* START Supplied information *

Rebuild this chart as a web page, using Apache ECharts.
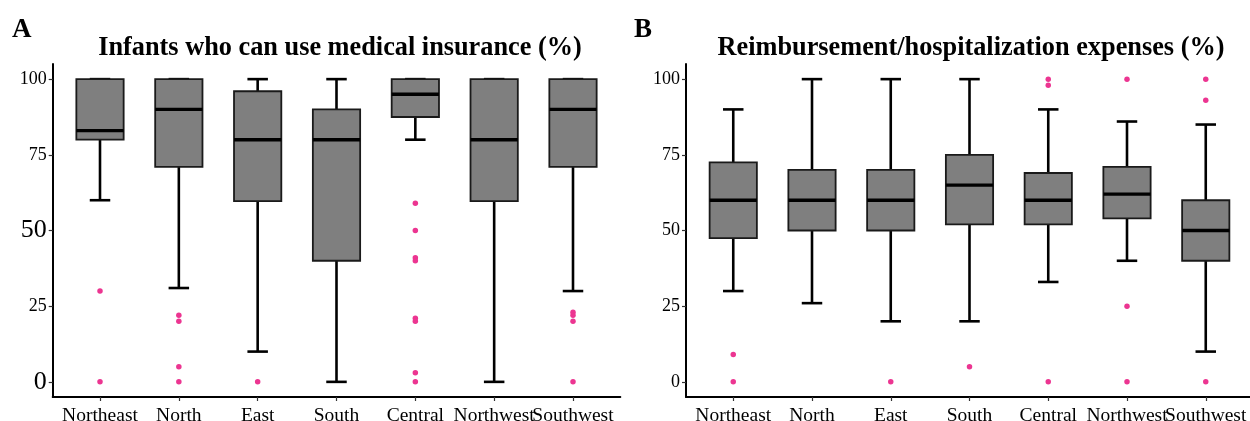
<!DOCTYPE html>
<html>
<head>
<meta charset="utf-8">
<script src="https://cdn.jsdelivr.net/npm/echarts@6/dist/echarts.min.js"></script>
<style>
html,body{margin:0;padding:0;background:#fff;}
#chart{width:1250px;height:421px;}
</style>
</head>
<body>
<div id="chart"></div>
<script>
const categories = ['Northeast','North','East','South','Central','Northwest','Southwest'];
const yTicks = [0, 25, 50, 75, 100];

// Panel A: Infants who can use medical insurance (%)
const insLow  = [60, 31, 10, 0, 80, 0, 30];
const insQ1   = [80, 71, 59.7, 40, 87.5, 59.7, 71];
const insMed  = [83, 90, 80, 80, 95, 80, 90];
const insQ3   = [100, 100, 96, 90, 100, 100, 100];
const insHigh = [100, 100, 100, 100, 100, 100, 100];
const insOutliers = [[30, 0], [22, 20, 5, 0], [0], [], [59, 50, 41, 40, 21, 20, 3, 0], [], [23, 22, 20, 0]];

// Panel B: Reimbursement/hospitalization expenses (%)
const reLow  = [30, 26, 20, 20, 33, 40, 10];
const reQ1   = [47.5, 50, 50, 52, 52, 54, 40];
const reMed  = [60, 60, 60, 65, 60, 62, 50];
const reQ3   = [72.5, 70, 70, 75, 69, 71, 60];
const reHigh = [90, 100, 100, 100, 90, 86, 85];
const reOutliers = [[9, 0], [], [0], [5], [100, 98, 0], [100, 25, 0], [100, 93, 0]];

const FONT = '"Liberation Serif", "Times New Roman", serif';
const BOX_W = 0.6, CAP_W = 0.26;
const catPos = categories.map((c, i) => i + 1);
// empty edge labels keep the library's min/max-label overlap check away from the real labels
const labelPos = [0.41].concat(catPos, [7.59]);

function boxData(lo, q1, md, q3, hi) {
  return categories.map((c, i) => [i + 1, lo[i], q1[i], md[i], q3[i], hi[i]]);
}
function outlierData(out) {
  const d = [];
  out.forEach((arr, i) => arr.forEach(v => d.push([i + 1, v])));
  return d;
}
function renderBox(params, api) {
  const x = api.value(0);
  const lo = api.coord([x, api.value(1)]);
  const q1 = api.coord([x, api.value(2)]);
  const md = api.coord([x, api.value(3)]);
  const q3 = api.coord([x, api.value(4)]);
  const hi = api.coord([x, api.value(5)]);
  const bw = api.size([BOX_W, 0])[0];
  const cw = api.size([CAP_W, 0])[0];
  const wStyle = {stroke: '#000', lineWidth: 2.6};
  return {
    type: 'group',
    children: [
      {type: 'line', shape: {x1: lo[0], y1: lo[1], x2: hi[0], y2: hi[1]}, style: wStyle},
      {type: 'line', shape: {x1: lo[0] - cw / 2, y1: lo[1], x2: lo[0] + cw / 2, y2: lo[1]}, style: wStyle},
      {type: 'line', shape: {x1: hi[0] - cw / 2, y1: hi[1], x2: hi[0] + cw / 2, y2: hi[1]}, style: wStyle},
      {type: 'rect', shape: {x: q3[0] - bw / 2, y: q3[1], width: bw, height: q1[1] - q3[1]},
       style: {fill: '#7f7f7f', stroke: '#1a1a1a', lineWidth: 1.8}},
      {type: 'line', shape: {x1: md[0] - bw / 2, y1: md[1], x2: md[0] + bw / 2, y2: md[1]},
       style: {stroke: '#000', lineWidth: 3.4}}
    ]
  };
}

function xAxis(gi) {
  return {
    type: 'value', gridIndex: gi, min: 0.4, max: 7.6,
    axisLine: {show: true, onZero: false, lineStyle: {color: '#000', width: 2}},
    axisTick: {show: true, length: 4, lineStyle: {color: '#333', width: 1.2}, customValues: catPos},
    axisLabel: {customValues: labelPos, margin: 9, color: '#000', fontFamily: FONT, fontSize: 19.5,
      showMinLabel: true, showMaxLabel: true, hideOverlap: false,
      formatter: v => (Math.abs(v - Math.round(v)) < 1e-6 && categories[Math.round(v) - 1]) ? categories[Math.round(v) - 1] : ''},
    splitLine: {show: false}
  };
}
function yAxis(gi, bigLabels) {
  return {
    type: 'value', gridIndex: gi, min: -5, max: 105,
    axisLine: {show: true, onZero: false, lineStyle: {color: '#000', width: 2}},
    axisTick: {show: true, length: 4, lineStyle: {color: '#333', width: 1.2}, customValues: yTicks},
    axisLabel: {customValues: yTicks, margin: 6, color: '#000', fontFamily: FONT, fontSize: 18,
      showMinLabel: true, showMaxLabel: true,
      formatter: v => (bigLabels && (v === 50 || v === 0)) ? '{big|' + v + '}' : String(v),
      rich: {big: {fontSize: 26, fontFamily: FONT, color: '#000'}}},
    splitLine: {show: false}
  };
}

const chart = echarts.init(document.getElementById('chart'));
chart.setOption({
  backgroundColor: '#fff',
  animation: false,
  title: [
    {text: 'A', left: 7, top: 12, textStyle: {fontFamily: FONT, fontWeight: 'bold', fontSize: 27, color: '#000'}},
    {text: 'B', left: 629, top: 12, textStyle: {fontFamily: FONT, fontWeight: 'bold', fontSize: 27, color: '#000'}},
    {text: 'Infants who can use medical insurance (%)', left: 335, textAlign: 'center', top: 30,
     textStyle: {fontFamily: FONT, fontWeight: 'bold', fontSize: 26.3, color: '#000'}},
    {text: 'Reimbursement/hospitalization expenses (%)', left: 966, textAlign: 'center', top: 30,
     textStyle: {fontFamily: FONT, fontWeight: 'bold', fontSize: 26.3, color: '#000'}}
  ],
  grid: [
    {left: 52.7, top: 64, width: 567.6, height: 333, outerBoundsMode: 'none', containLabel: false},
    {left: 686, top: 64, width: 567, height: 333, outerBoundsMode: 'none', containLabel: false}
  ],
  xAxis: [xAxis(0), xAxis(1)],
  yAxis: [yAxis(0, true), yAxis(1, false)],
  series: [
    {type: 'custom', xAxisIndex: 0, yAxisIndex: 0, renderItem: renderBox,
     data: boxData(insLow, insQ1, insMed, insQ3, insHigh), encode: {x: 0, y: [1, 2, 3, 4, 5]}},
    {type: 'scatter', xAxisIndex: 0, yAxisIndex: 0, symbolSize: 5.5,
     itemStyle: {color: '#EC3591', opacity: 1}, data: outlierData(insOutliers)},
    {type: 'custom', xAxisIndex: 1, yAxisIndex: 1, renderItem: renderBox,
     data: boxData(reLow, reQ1, reMed, reQ3, reHigh), encode: {x: 0, y: [1, 2, 3, 4, 5]}},
    {type: 'scatter', xAxisIndex: 1, yAxisIndex: 1, symbolSize: 5.5,
     itemStyle: {color: '#EC3591', opacity: 1}, data: outlierData(reOutliers)}
  ]
});
</script>
</body>
</html>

* END Supplied information *

→ Exercise instructions:
Up to and including the line with "const yTicks = [0, 25, 50, 75, 100];", copy the data above from its first line. Skip pictures.

→ Completed exercise:
Rebuild this chart as a web page, using Apache ECharts.
<!DOCTYPE html>
<html>
<head>
<meta charset="utf-8">
<script src="https://cdn.jsdelivr.net/npm/echarts@6/dist/echarts.min.js"></script>
<style>
html,body{margin:0;padding:0;background:#fff;}
#chart{width:1250px;height:421px;}
</style>
</head>
<body>
<div id="chart"></div>
<script>
const categories = ['Northeast','North','East','South','Central','Northwest','Southwest'];
const yTicks = [0, 25, 50, 75, 100];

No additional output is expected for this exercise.